MATERIAL PROVIDED:
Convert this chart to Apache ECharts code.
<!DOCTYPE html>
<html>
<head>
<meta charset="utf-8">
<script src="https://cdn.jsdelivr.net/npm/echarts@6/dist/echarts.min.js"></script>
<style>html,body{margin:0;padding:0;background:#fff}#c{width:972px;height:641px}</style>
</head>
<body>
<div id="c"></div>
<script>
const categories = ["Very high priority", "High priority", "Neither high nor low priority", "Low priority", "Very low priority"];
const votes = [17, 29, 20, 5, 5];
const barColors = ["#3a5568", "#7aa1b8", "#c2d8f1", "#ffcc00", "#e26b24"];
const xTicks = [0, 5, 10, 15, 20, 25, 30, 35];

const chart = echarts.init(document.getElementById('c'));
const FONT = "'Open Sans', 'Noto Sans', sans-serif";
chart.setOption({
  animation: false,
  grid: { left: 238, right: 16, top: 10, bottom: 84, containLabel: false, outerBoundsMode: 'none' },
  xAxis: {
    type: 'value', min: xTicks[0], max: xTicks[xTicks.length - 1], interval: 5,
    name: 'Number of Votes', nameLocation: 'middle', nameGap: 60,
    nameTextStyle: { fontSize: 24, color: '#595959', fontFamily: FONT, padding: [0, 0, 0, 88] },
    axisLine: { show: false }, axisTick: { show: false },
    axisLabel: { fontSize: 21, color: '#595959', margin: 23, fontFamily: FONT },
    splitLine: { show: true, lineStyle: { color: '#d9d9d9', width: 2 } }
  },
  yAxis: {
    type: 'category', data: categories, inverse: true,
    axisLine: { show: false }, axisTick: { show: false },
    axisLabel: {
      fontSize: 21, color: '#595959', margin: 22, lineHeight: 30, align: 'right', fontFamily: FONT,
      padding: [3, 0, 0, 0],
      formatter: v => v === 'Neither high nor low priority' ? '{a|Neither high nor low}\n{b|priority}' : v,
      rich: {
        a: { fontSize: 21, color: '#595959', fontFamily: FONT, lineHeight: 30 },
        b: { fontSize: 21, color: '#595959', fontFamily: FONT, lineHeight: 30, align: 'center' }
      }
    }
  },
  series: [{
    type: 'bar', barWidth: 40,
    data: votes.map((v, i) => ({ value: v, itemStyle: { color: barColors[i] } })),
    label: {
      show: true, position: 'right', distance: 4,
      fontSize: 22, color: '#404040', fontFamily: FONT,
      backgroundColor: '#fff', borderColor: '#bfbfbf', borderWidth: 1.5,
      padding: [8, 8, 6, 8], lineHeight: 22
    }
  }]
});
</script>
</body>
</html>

TASK TO CARRY OUT:
All of the lines above need to be given again exactly.

RESULT OF THIS EXERCISE:
Convert this chart to Apache ECharts code.
<!DOCTYPE html>
<html>
<head>
<meta charset="utf-8">
<script src="https://cdn.jsdelivr.net/npm/echarts@6/dist/echarts.min.js"></script>
<style>html,body{margin:0;padding:0;background:#fff}#c{width:972px;height:641px}</style>
</head>
<body>
<div id="c"></div>
<script>
const categories = ["Very high priority", "High priority", "Neither high nor low priority", "Low priority", "Very low priority"];
const votes = [17, 29, 20, 5, 5];
const barColors = ["#3a5568", "#7aa1b8", "#c2d8f1", "#ffcc00", "#e26b24"];
const xTicks = [0, 5, 10, 15, 20, 25, 30, 35];

const chart = echarts.init(document.getElementById('c'));
const FONT = "'Open Sans', 'Noto Sans', sans-serif";
chart.setOption({
  animation: false,
  grid: { left: 238, right: 16, top: 10, bottom: 84, containLabel: false, outerBoundsMode: 'none' },
  xAxis: {
    type: 'value', min: xTicks[0], max: xTicks[xTicks.length - 1], interval: 5,
    name: 'Number of Votes', nameLocation: 'middle', nameGap: 60,
    nameTextStyle: { fontSize: 24, color: '#595959', fontFamily: FONT, padding: [0, 0, 0, 88] },
    axisLine: { show: false }, axisTick: { show: false },
    axisLabel: { fontSize: 21, color: '#595959', margin: 23, fontFamily: FONT },
    splitLine: { show: true, lineStyle: { color: '#d9d9d9', width: 2 } }
  },
  yAxis: {
    type: 'category', data: categories, inverse: true,
    axisLine: { show: false }, axisTick: { show: false },
    axisLabel: {
      fontSize: 21, color: '#595959', margin: 22, lineHeight: 30, align: 'right', fontFamily: FONT,
      padding: [3, 0, 0, 0],
      formatter: v => v === 'Neither high nor low priority' ? '{a|Neither high nor low}\n{b|priority}' : v,
      rich: {
        a: { fontSize: 21, color: '#595959', fontFamily: FONT, lineHeight: 30 },
        b: { fontSize: 21, color: '#595959', fontFamily: FONT, lineHeight: 30, align: 'center' }
      }
    }
  },
  series: [{
    type: 'bar', barWidth: 40,
    data: votes.map((v, i) => ({ value: v, itemStyle: { color: barColors[i] } })),
    label: {
      show: true, position: 'right', distance: 4,
      fontSize: 22, color: '#404040', fontFamily: FONT,
      backgroundColor: '#fff', borderColor: '#bfbfbf', borderWidth: 1.5,
      padding: [8, 8, 6, 8], lineHeight: 22
    }
  }]
});
</script>
</body>
</html>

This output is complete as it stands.